Harbaugh wouldn't say whether he is indeed about to accept the job at alma mater, Michigan, except to offer vague hints and say he wouldn't be around come Monday.
When asked specifically about taking over the Wolverines program, he said, "There will be announcements made concerning those things."
Might he miss the NFL if he moves to Ann Arbor?
"Is the NFL going somewhere?" Harbaugh quipped.
The unraveling of 2014 began months ago, almost a year back, really. San Francisco lost in the NFC championship game last January at Seattle, then watched the rival Seahawks go on to win it all. Shortly after, CEO Jed York acknowledged the Cleveland Browns inquired about trading for Harbaugh.
The 49ers saw thousands of empty seats at most games this season. San Francisco was eliminated from playoff contention with a 17-7 loss at Seattle on Dec. 14, its second defeat to the rival Seahawks in an 18-day stretch.
Harbaugh guided the 49ers to three straight NFC championship games and had a Super Bowl-or-bust mentality for this season that quickly turned sour.
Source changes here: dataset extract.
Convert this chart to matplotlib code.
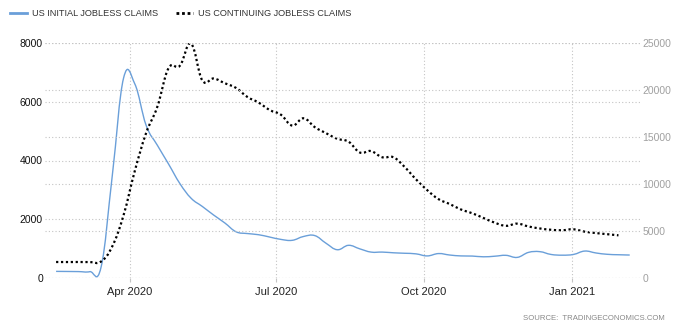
import numpy as np
import pandas as pd
import matplotlib
matplotlib.use("Agg")
import matplotlib.pyplot as plt
import matplotlib.dates as mdates
from matplotlib.path import Path
from matplotlib.patches import PathPatch
from matplotlib.lines import Line2D

# weekly claims, thousands
semanas_iniciales = pd.date_range("2020-02-15", periods=52, freq="7D")
semanas_continuas = semanas_iniciales[:51]

reclamos_iniciales = [
    235, 232, 228, 225, 380, 3500, 6800,
    6600, 5200, 4520, 3880,
    3220, 2720, 2440, 2150, 1880,
    1580, 1520, 1480, 1400,
    1320, 1290, 1420, 1450,
    1190, 970, 1120, 1000, 890,
    890, 866, 850, 830,
    760, 840, 790, 760, 755,
    730, 750, 780, 710,
    880, 905, 810, 785,
    810, 925, 860, 815, 800,
    790,
]

reclamos_continuos = [
    1730, 1725, 1730, 1725, 1780, 3400, 6700,
    11400, 15400, 18200, 22300,
    22550, 24900, 21000, 21200, 20700,
    20200, 19250, 18650, 17850,
    17350, 16200, 16980, 16040,
    15400, 14800, 14500, 13350, 13500,
    12840, 12840, 11800, 10500,
    9350, 8400, 7880, 7300, 6900,
    6400, 5900, 5570, 5800,
    5500, 5290, 5150, 5100,
    5200, 4950, 4800, 4680, 4560,
]

ticks_izq = [0, 2000, 4000, 6000, 8000]
ticks_der = [0, 5000, 10000, 15000, 20000, 25000]

AZUL = "#6a9fd9"
GRILLA = "#c4c4c4"


def curva_spline(fechas, valores, suavizado=1.5):
    # spline con puntos de control locales (estilo highcharts, sin recorte)
    x = mdates.date2num(fechas.to_pydatetime())
    y = np.asarray(valores, dtype=float)
    n = len(x)
    izq = [(x[0], y[0])] * n
    der = [(x[0], y[0])] * n
    den = suavizado + 1
    for i in range(n):
        if i == 0 or i == n - 1:
            izq[i] = der[i] = (x[i], y[i])
            continue
        lx = (suavizado * x[i] + x[i - 1]) / den
        ly = (suavizado * y[i] + y[i - 1]) / den
        rx = (suavizado * x[i] + x[i + 1]) / den
        ry = (suavizado * y[i] + y[i + 1]) / den
        corr = (ry - ly) * (rx - x[i]) / (rx - lx) + y[i] - ry
        izq[i] = (lx, ly + corr)
        der[i] = (rx, ry + corr)
    verts = [(x[0], y[0])]
    codes = [Path.MOVETO]
    for i in range(1, n):
        verts += [der[i - 1], izq[i], (x[i], y[i])]
        codes += [Path.CURVE4] * 3
    return Path(verts, codes)


fig = plt.figure(figsize=(6.81, 3.29), dpi=100)
ax = fig.add_axes([45 / 681, 50.7 / 329, 595 / 681, 235.6 / 329])
ax2 = ax.twinx()

ax.add_patch(PathPatch(curva_spline(semanas_iniciales, reclamos_iniciales),
                       fill=False, edgecolor=AZUL, lw=1.0))
ax2.add_patch(PathPatch(curva_spline(semanas_continuas, reclamos_continuos),
                        fill=False, edgecolor="black", lw=1.6,
                        linestyle=(0, (1, 1.2)), capstyle="butt"))

inicio = mdates.date2num(pd.Timestamp("2020-04-01")) - 52.9
fin = mdates.date2num(pd.Timestamp("2020-04-01")) + 317.4
ax.set_xlim(inicio, fin)
ax.set_ylim(0, 8000)
ax2.set_ylim(0, 25000)

ax.xaxis.set_major_locator(mdates.MonthLocator(bymonth=[1, 4, 7, 10]))
ax.xaxis.set_major_formatter(mdates.DateFormatter("%b %Y"))
ax.set_yticks(ticks_izq)
ax2.set_yticks(ticks_der)

for a in (ax, ax2):
    for s in a.spines.values():
        s.set_visible(False)

ax.grid(True, axis="both", color=GRILLA, linestyle=(0, (1, 2)), lw=0.8)
ax2.grid(True, axis="y", color=GRILLA, linestyle=(0, (1, 2)), lw=0.8)
ax.set_axisbelow(True)

ax.tick_params(axis="x", length=3, color=GRILLA, pad=3, labelsize=8,
               labelcolor="#222222")
ax.tick_params(axis="y", length=0, pad=1.5, labelsize=7.5, labelcolor="#111111")
ax2.tick_params(axis="y", length=0, pad=1.7, labelsize=7.5, labelcolor="#a0a0a0")
for lbl in ax.get_xticklabels() + ax.get_yticklabels() + ax2.get_yticklabels():
    lbl.set_fontfamily("Liberation Sans")

handles = [Line2D([], [], color=AZUL, lw=2),
           Line2D([], [], color="black", lw=2, linestyle=(0, (1, 1)))]
fig.legend(handles, ["US INITIAL JOBLESS CLAIMS", "US CONTINUING JOBLESS CLAIMS"],
           loc="upper left", bbox_to_anchor=(10 / 681, 1 - 9 / 329), ncol=2,
           frameon=False, borderpad=0, borderaxespad=0, handlelength=1.85,
           handletextpad=0.55, columnspacing=1.95,
           prop={"family": "Liberation Sans", "size": 6.6}, labelcolor="#333333")

fig.text(665 / 681, 1 - 319 / 329, "SOURCE:  TRADINGECONOMICS.COM", ha="right",
         va="center", fontsize=5.6, color="#888888", family="Liberation Sans")

fig.savefig("out.png", dpi=100)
"Jim and I have come to the conclusion that it is in our mutual best interest to move in different directions," York said. "We thank Jim for bringing a tremendous competitive nature and a great passion for the game to the 49ers. He and his staff restored a winning culture that has been the standard for our franchise throughout its history."
The 49ers came oh so close to their sixth Super Bowl championship after the 2012 season, losing 34-31 to Harbaugh's big brother, John, and the Baltimore Ravens.
Harbaugh had a 49-22-1 overall record in four years with San Francisco, which might look to promote from within to replace him. Defensive line coach Jim Tomsula's name has been mentioned.
From his signature outfit of khaki pants and a black 49ers pullover to his signature phrases and motivational tactics, Harbaugh did things his way. And, largely, his way worked.
But not this season, when star linebacker Patrick Willis was one of several key players to go down with injuries on what had been one of the NFL's stingiest defences.
"It's a business," running back Frank Gore said. "I wish Coach Harbaugh the best. He's a great coach. I like how he approached the game of football. My best years, they were with him as a team."
Harbaugh's future was in doubt all season after he didn't receive the contract extension York publicly said he hoped to work out. Neither side seemed particularly focused on doing so.
Then, when the 49ers lost at home 19-3 on Thanksgiving night to Seattle, York turned to Twitter to express his discontent with the team — perhaps only a preview of a relationship that couldn't be repaired.
He wrote: "Thank you #49ersfaithful for coming out strong tonight. This performance wasn't acceptable. I apologize for that."
Harbaugh pulled off a tremendous four-year turnaround at Stanford before doing the same for a 49ers franchise that had suffered an eight-year playoff drought.
"I'm forever proud to have been a part of this," Harbaugh said. "I feel we accomplished great things. Tremendous football."
There was some thought York believed he could trade Harbaugh this time and receive a first-round draft pick. Nobody expected Harbaugh to agree to such a swap that would hamper a potential new team.
Harbaugh said all season he would not be fazed by the constant chatter about his fate, or by those outside the organization questioning whether he had lost the locker room.
"Some people hate you, some people love you, and most of those people don't even know you," he told The AP in October. "You take it with a grain of salt, smile, and go about your business."